Data section:
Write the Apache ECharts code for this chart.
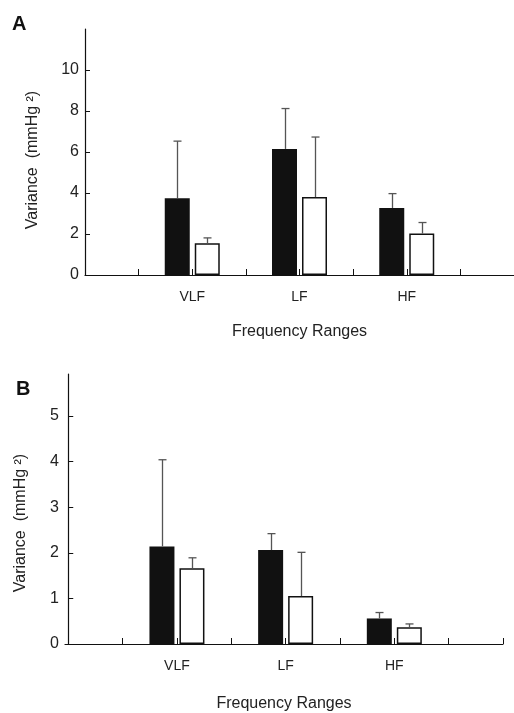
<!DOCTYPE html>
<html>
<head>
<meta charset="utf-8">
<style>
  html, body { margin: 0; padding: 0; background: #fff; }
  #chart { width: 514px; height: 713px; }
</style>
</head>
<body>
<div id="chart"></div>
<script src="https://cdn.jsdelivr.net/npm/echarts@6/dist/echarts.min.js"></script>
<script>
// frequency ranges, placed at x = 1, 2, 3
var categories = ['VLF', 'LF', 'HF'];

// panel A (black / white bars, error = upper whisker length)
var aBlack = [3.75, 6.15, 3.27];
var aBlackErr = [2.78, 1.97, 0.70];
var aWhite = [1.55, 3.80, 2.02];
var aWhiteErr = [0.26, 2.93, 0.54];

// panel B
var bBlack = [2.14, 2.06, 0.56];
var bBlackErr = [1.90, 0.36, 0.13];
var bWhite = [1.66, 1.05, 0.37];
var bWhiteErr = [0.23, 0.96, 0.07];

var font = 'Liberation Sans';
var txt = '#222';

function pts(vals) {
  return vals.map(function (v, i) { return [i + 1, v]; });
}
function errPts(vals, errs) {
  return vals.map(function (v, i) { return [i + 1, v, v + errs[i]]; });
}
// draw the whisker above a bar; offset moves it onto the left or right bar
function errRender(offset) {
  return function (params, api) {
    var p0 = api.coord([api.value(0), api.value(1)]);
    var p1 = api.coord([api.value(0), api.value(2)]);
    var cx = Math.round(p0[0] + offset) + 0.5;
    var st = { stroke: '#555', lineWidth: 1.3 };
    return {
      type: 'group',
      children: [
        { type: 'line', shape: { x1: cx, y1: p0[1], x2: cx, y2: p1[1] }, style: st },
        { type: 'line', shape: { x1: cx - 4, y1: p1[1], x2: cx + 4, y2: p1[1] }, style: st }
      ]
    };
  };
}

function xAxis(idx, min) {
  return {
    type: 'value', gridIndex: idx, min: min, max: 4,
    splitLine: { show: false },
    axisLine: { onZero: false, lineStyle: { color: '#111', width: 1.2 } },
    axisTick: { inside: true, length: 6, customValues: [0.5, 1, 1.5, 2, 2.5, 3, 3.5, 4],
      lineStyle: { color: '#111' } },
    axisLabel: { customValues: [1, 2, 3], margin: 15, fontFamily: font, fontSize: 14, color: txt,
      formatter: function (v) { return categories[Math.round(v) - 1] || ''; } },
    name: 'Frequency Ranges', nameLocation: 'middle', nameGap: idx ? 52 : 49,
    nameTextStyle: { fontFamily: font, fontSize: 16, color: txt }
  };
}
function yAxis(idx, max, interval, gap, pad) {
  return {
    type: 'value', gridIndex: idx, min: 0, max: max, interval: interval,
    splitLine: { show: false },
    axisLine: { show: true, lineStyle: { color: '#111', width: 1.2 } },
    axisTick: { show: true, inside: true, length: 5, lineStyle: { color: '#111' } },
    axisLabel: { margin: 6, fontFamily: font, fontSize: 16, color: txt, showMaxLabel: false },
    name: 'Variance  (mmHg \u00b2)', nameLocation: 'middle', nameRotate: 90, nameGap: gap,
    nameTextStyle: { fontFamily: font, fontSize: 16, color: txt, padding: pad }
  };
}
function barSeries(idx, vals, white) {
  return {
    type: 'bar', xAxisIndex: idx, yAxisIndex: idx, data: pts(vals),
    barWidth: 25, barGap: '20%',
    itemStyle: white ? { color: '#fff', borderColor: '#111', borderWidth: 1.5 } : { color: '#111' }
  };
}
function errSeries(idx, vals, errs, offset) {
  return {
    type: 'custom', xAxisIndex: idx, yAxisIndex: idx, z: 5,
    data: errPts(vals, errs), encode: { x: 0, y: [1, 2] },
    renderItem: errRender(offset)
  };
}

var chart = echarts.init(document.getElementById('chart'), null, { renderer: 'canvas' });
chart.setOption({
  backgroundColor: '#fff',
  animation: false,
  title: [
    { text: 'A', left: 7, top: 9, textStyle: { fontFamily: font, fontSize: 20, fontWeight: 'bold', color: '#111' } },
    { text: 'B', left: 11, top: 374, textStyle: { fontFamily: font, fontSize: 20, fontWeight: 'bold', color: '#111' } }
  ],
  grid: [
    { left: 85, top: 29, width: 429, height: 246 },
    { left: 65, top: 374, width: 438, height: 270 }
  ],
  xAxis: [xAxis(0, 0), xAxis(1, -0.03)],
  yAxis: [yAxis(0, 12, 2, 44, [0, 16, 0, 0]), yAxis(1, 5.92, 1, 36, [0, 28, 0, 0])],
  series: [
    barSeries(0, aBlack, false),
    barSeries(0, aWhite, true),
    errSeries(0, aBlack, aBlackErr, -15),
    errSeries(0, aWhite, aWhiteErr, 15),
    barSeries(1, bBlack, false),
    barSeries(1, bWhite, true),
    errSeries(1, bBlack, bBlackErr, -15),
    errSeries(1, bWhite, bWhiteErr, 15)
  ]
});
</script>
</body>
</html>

Exercise directions: Without including any picture, repeat the data exactly.

Answer to the exercise:
Write the Apache ECharts code for this chart.
<!DOCTYPE html>
<html>
<head>
<meta charset="utf-8">
<style>
  html, body { margin: 0; padding: 0; background: #fff; }
  #chart { width: 514px; height: 713px; }
</style>
</head>
<body>
<div id="chart"></div>
<script src="https://cdn.jsdelivr.net/npm/echarts@6/dist/echarts.min.js"></script>
<script>
// frequency ranges, placed at x = 1, 2, 3
var categories = ['VLF', 'LF', 'HF'];

// panel A (black / white bars, error = upper whisker length)
var aBlack = [3.75, 6.15, 3.27];
var aBlackErr = [2.78, 1.97, 0.70];
var aWhite = [1.55, 3.80, 2.02];
var aWhiteErr = [0.26, 2.93, 0.54];

// panel B
var bBlack = [2.14, 2.06, 0.56];
var bBlackErr = [1.90, 0.36, 0.13];
var bWhite = [1.66, 1.05, 0.37];
var bWhiteErr = [0.23, 0.96, 0.07];

var font = 'Liberation Sans';
var txt = '#222';

function pts(vals) {
  return vals.map(function (v, i) { return [i + 1, v]; });
}
function errPts(vals, errs) {
  return vals.map(function (v, i) { return [i + 1, v, v + errs[i]]; });
}
// draw the whisker above a bar; offset moves it onto the left or right bar
function errRender(offset) {
  return function (params, api) {
    var p0 = api.coord([api.value(0), api.value(1)]);
    var p1 = api.coord([api.value(0), api.value(2)]);
    var cx = Math.round(p0[0] + offset) + 0.5;
    var st = { stroke: '#555', lineWidth: 1.3 };
    return {
      type: 'group',
      children: [
        { type: 'line', shape: { x1: cx, y1: p0[1], x2: cx, y2: p1[1] }, style: st },
        { type: 'line', shape: { x1: cx - 4, y1: p1[1], x2: cx + 4, y2: p1[1] }, style: st }
      ]
    };
  };
}

function xAxis(idx, min) {
  return {
    type: 'value', gridIndex: idx, min: min, max: 4,
    splitLine: { show: false },
    axisLine: { onZero: false, lineStyle: { color: '#111', width: 1.2 } },
    axisTick: { inside: true, length: 6, customValues: [0.5, 1, 1.5, 2, 2.5, 3, 3.5, 4],
      lineStyle: { color: '#111' } },
    axisLabel: { customValues: [1, 2, 3], margin: 15, fontFamily: font, fontSize: 14, color: txt,
      formatter: function (v) { return categories[Math.round(v) - 1] || ''; } },
    name: 'Frequency Ranges', nameLocation: 'middle', nameGap: idx ? 52 : 49,
    nameTextStyle: { fontFamily: font, fontSize: 16, color: txt }
  };
}
function yAxis(idx, max, interval, gap, pad) {
  return {
    type: 'value', gridIndex: idx, min: 0, max: max, interval: interval,
    splitLine: { show: false },
    axisLine: { show: true, lineStyle: { color: '#111', width: 1.2 } },
    axisTick: { show: true, inside: true, length: 5, lineStyle: { color: '#111' } },
    axisLabel: { margin: 6, fontFamily: font, fontSize: 16, color: txt, showMaxLabel: false },
    name: 'Variance  (mmHg \u00b2)', nameLocation: 'middle', nameRotate: 90, nameGap: gap,
    nameTextStyle: { fontFamily: font, fontSize: 16, color: txt, padding: pad }
  };
}
function barSeries(idx, vals, white) {
  return {
    type: 'bar', xAxisIndex: idx, yAxisIndex: idx, data: pts(vals),
    barWidth: 25, barGap: '20%',
    itemStyle: white ? { color: '#fff', borderColor: '#111', borderWidth: 1.5 } : { color: '#111' }
  };
}
function errSeries(idx, vals, errs, offset) {
  return {
    type: 'custom', xAxisIndex: idx, yAxisIndex: idx, z: 5,
    data: errPts(vals, errs), encode: { x: 0, y: [1, 2] },
    renderItem: errRender(offset)
  };
}

var chart = echarts.init(document.getElementById('chart'), null, { renderer: 'canvas' });
chart.setOption({
  backgroundColor: '#fff',
  animation: false,
  title: [
    { text: 'A', left: 7, top: 9, textStyle: { fontFamily: font, fontSize: 20, fontWeight: 'bold', color: '#111' } },
    { text: 'B', left: 11, top: 374, textStyle: { fontFamily: font, fontSize: 20, fontWeight: 'bold', color: '#111' } }
  ],
  grid: [
    { left: 85, top: 29, width: 429, height: 246 },
    { left: 65, top: 374, width: 438, height: 270 }
  ],
  xAxis: [xAxis(0, 0), xAxis(1, -0.03)],
  yAxis: [yAxis(0, 12, 2, 44, [0, 16, 0, 0]), yAxis(1, 5.92, 1, 36, [0, 28, 0, 0])],
  series: [
    barSeries(0, aBlack, false),
    barSeries(0, aWhite, true),
    errSeries(0, aBlack, aBlackErr, -15),
    errSeries(0, aWhite, aWhiteErr, 15),
    barSeries(1, bBlack, false),
    barSeries(1, bWhite, true),
    errSeries(1, bBlack, bBlackErr, -15),
    errSeries(1, bWhite, bWhiteErr, 15)
  ]
});
</script>
</body>
</html>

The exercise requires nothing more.